The Celebrating Diversity Award, presented by Councillor Bernice Vanier, went to educational group Narrative Eye, who visit schools to teach pupils about black history.

Tanya Thompson, collecting the award on behalf of the group, said: “It’s surprising to win, we just humbly go about our work and just try to make a difference to children and adults."

The group’s current work involves teaching children about Afro-Caribbean people’s involvement in the First World War, but the next project will be on the contribution of black people to society in the Tudor period.

Miss Thompson said: “We usually learn so much about Henry VIII.”

Age UK won the Community Organisation Award for its work pairing older people with primary school children for reading sessions.
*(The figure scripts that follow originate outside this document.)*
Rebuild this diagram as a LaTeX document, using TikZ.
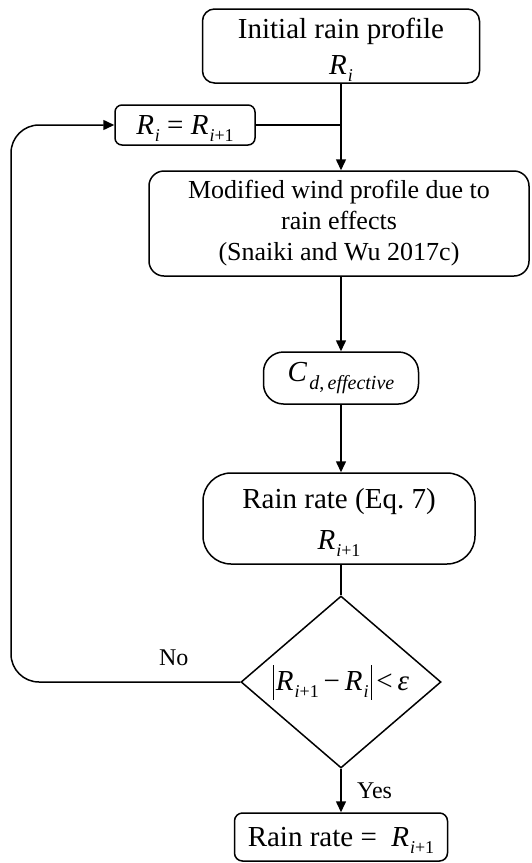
\documentclass[tikz,border=0pt]{standalone}
\usepackage{fontspec}
\setmainfont{Liberation Serif}
\usetikzlibrary{shapes.geometric,arrows.meta}

\newcommand{\lowsub}[1]{\kern1pt\raisebox{-7pt}[0pt][0pt]{\fontsize{18}{18}\selectfont #1}}
\newcommand{\Ri}{\textit{R}\lowsub{\textit{i}}}
\newcommand{\Rnext}{\textit{R}\lowsub{\textit{i}+1}}
\newcommand{\absbar}{\rule[-9pt]{0.9pt}{35pt}}

\begin{document}
\begin{tikzpicture}[x=1pt, y=-1pt,
    box/.style={draw, line width=1.5pt, inner sep=0pt, align=center},
    flow/.style={line width=1.5pt, -{Triangle[length=11pt,width=10pt]}},
    plain/.style={line width=1.5pt},
    lab/.style={font=\fontsize{24}{28}\selectfont}]
    \useasboundingbox (0,0) rectangle (531,863);

    % Main column
    \node[box, rounded corners=12pt, minimum width=277pt, minimum height=74pt,
          font=\fontsize{29}{36}\selectfont] (init) at (341,46) {Initial rain profile\\ \Ri};
    \node[box, rounded corners=15pt, minimum width=380pt, minimum height=105pt,
          font=\fontsize{26}{31}\selectfont] (wind) at (339,223.5)
          {Modified wind profile due to\\ rain effects\\ (Snaiki and Wu 2017c)};
    \node[box, rounded corners=20pt, minimum width=155pt, minimum height=52pt,
          font=\fontsize{29}{34}\selectfont] (cd) at (341,378)
          {\textit{C}\kern2pt\raisebox{-8pt}{\fontsize{20}{20}\selectfont\textit{d},\,\textit{effective}}};
    \node[box, rounded corners=28pt, minimum width=272pt, minimum height=91pt,
          font=\fontsize{29}{41}\selectfont] (rate) at (339,518.5) {Rain rate (Eq.~7)\\ \Rnext};
    \node[draw, diamond, line width=1.5pt, inner sep=0pt, aspect=1.16,
          minimum width=200pt, minimum height=172pt,
          font=\fontsize{29}{34}\selectfont] (check) at (341,682)
          {\absbar\kern2pt\Rnext\,−\,\Ri\kern2pt\absbar\,<\,\textit{ε}};
    \node[box, rounded corners=8pt, minimum width=213pt, minimum height=48pt,
          font=\fontsize{29}{34}\selectfont] (final) at (341,837) {Rain rate =\ \ \Rnext};

    % Update box
    \node[box, rounded corners=7pt, minimum width=140pt, minimum height=40pt,
          font=\fontsize{29}{34}\selectfont] (upd) at (185,125) {\Ri\ = \Rnext};
    \coordinate (loopx) at (11,400);

    % Arrows
    \draw[flow] (init.south) -- (init.south |- wind.north);
    \draw[plain] (upd.east) -- (upd.east -| init.south);
    \draw[flow] (wind.south -| cd.north) -- (cd.north);
    \draw[flow] (cd.south) -- (cd.south |- rate.north);
    \draw[plain] (rate.south -| check.north) -- (check.north);
    \draw[flow] (check.south) -- node[lab, right=12pt, midway] (yes) {Yes} (final.north);
    \draw[flow, rounded corners=28pt] (check.west)
        -- node[lab, above=12pt, pos=0.29] (no) {No} (check.west -| loopx)
        -- (upd.west -| loopx) -- (upd.west);
\end{tikzpicture}
\end{document}
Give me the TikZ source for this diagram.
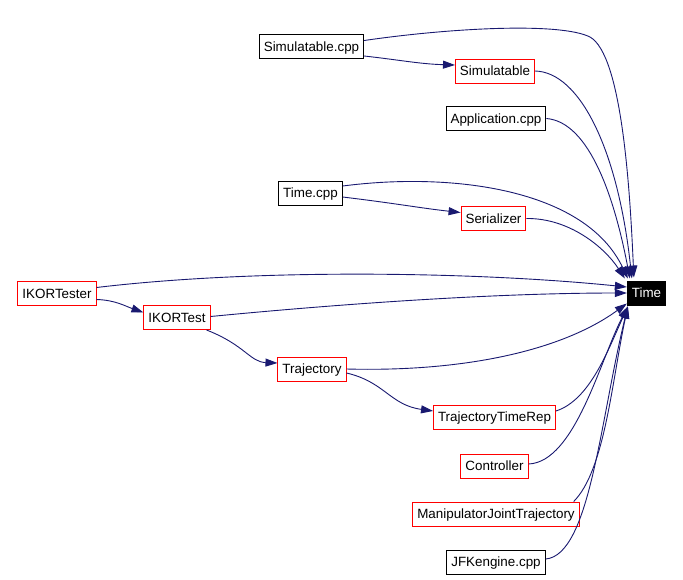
\documentclass[tikz,border=0pt]{standalone}
\usepackage{fontspec}
\setmainfont{Liberation Sans}
\usetikzlibrary{arrows.meta,calc}
\definecolor{edgeblue}{RGB}{25,25,112}
\definecolor{boxred}{RGB}{255,0,0}
\begin{document}
\begin{tikzpicture}[x=1pt,y=-1pt,
  box/.style={draw=black,line width=1pt,fill=white,inner xsep=4.5pt,inner ysep=0pt,
    minimum height=24pt,text height=12pt,text depth=2.4pt,font=\fontsize{13.4}{15}\selectfont},
  redbox/.style={box,draw=boxred},
  timebox/.style={box,fill=black,text=white},
  edge/.style={draw=edgeblue,line width=0.9pt,-{Triangle[length=12pt,width=8pt]}}]
\useasboundingbox (0,0) rectangle (683,579);

\node[box]    (simcpp) at (311.5,46.5) {Simulatable.cpp};
\node[redbox] (sim)    at (495,71)  {Simulatable};
\node[box]    (appcpp) at (496,118.5) {Application.cpp};
\node[box]    (timecpp) at (310.5,193) {Time.cpp};
\node[redbox] (ser)    at (493.5,218.5) {Serializer};
\node[redbox] (ikt)    at (57,293.5) {IKORTester};
\node[redbox] (ik)     at (177,317.5) {IKORTest};
\node[timebox] (time)  at (646.5,293) {Time};
\node[redbox] (traj)   at (312,369) {Trajectory};
\node[redbox] (ttr)    at (494.5,417) {TrajectoryTimeRep};
\node[redbox] (ctrl)   at (494.5,466) {Controller};
\node[redbox] (mjt)    at (496,514) {ManipulatorJointTrajectory};
\node[box]    (jfk)    at (496,562) {JFKengine.cpp};

% to Time, from above
\draw[edge] ([yshift=6pt]simcpp.east) .. controls (450,28) and (560,22) .. (590,37)
  .. controls (622,55) and (630,190) .. ([xshift=7pt,yshift=3pt]time.north west);
\draw[edge] (simcpp.east|-{(0,56)}) .. controls (400,60) and (420,64) .. (sim.west|-{(0,65)});
\draw[edge] (sim.east) .. controls (580,72) and (618,150) .. ([xshift=5pt,yshift=2pt]time.north west);
\draw[edge] (appcpp.east) .. controls (590,122) and (615,200) .. ([xshift=3pt,yshift=2pt]time.north west);
\draw[edge] ([yshift=7pt]timecpp.east) .. controls (450,172) and (585,188) .. ([xshift=1pt,yshift=2pt]time.north west);
\draw[edge] ([yshift=-4pt]timecpp.east) .. controls (400,204) and (420,208) .. ([yshift=6pt]ser.west);
\draw[edge] (ser.east) .. controls (570,218) and (605,248) .. ([xshift=-2pt,yshift=2pt]time.north west);
% from the left
\draw[edge] ([yshift=6pt]ikt.east) .. controls (260,268) and (480,272) .. ([yshift=6pt]time.west);
\draw[edge] ([yshift=-6pt]ikt.east) .. controls (115,300) and (125,306) .. ([yshift=5pt]ik.west);
\draw[edge] ([yshift=1pt]ik.east) .. controls (350,303) and (500,293) .. (time.west);
\draw[edge] ([xshift=-4pt]ik.south east) .. controls (245,345) and (250,362) .. ([yshift=6pt]traj.west);
\draw[edge] (traj.east) .. controls (460,372) and (560,352) .. ([yshift=2pt]time.south west);
\draw[edge] ([yshift=-4pt]traj.east) .. controls (385,382) and (390,405) .. ([yshift=6pt]ttr.west);
% from below
\draw[edge] ([yshift=6pt]ttr.east) .. controls (590,400) and (608,350) .. ([xshift=1pt,yshift=-1pt]time.south west);
\draw[edge] ([yshift=2pt]ctrl.east) .. controls (575,462) and (600,360) .. ([xshift=1pt,yshift=-1pt]time.south west);
\draw[edge] ([xshift=-6pt]mjt.north east) .. controls (605,470) and (612,380) .. ([xshift=1pt,yshift=-1pt]time.south west);
\draw[edge] ([yshift=3pt]jfk.east) .. controls (590,555) and (600,420) .. ([xshift=1pt,yshift=-1pt]time.south west);
\end{tikzpicture}
\end{document}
In a parallel project, Haringey sixth formers help pensioners use computers and other IT equipment.

Intergenerational development officer Claire Frost said people aged over 60 wanted to be involved with children.

Amira Ali, of Hornsey School for Girls and Kiew Hoang of Gladesmore were jointly awarded the unsung youth award.

Ms Ali campaigned at her school against female genital mutilation and Ms Hoang has been volunteering to support young people. 

Ms Ali said the award made her feel proud of what she had done, and felt that her school now took the issues more seriously.

Ms Hoang said she had enjoyed bringing people together over the course of her volunteering.

The lifetime achievement award, in memory of Pat Egan, was given to Kenneth Henry, who has worked in non-mainstream education for more than 25 years.

Mr Henry said he had first been attracted to the job when his daughter had emotional problems, and that he intended to stay working in the area for many more years.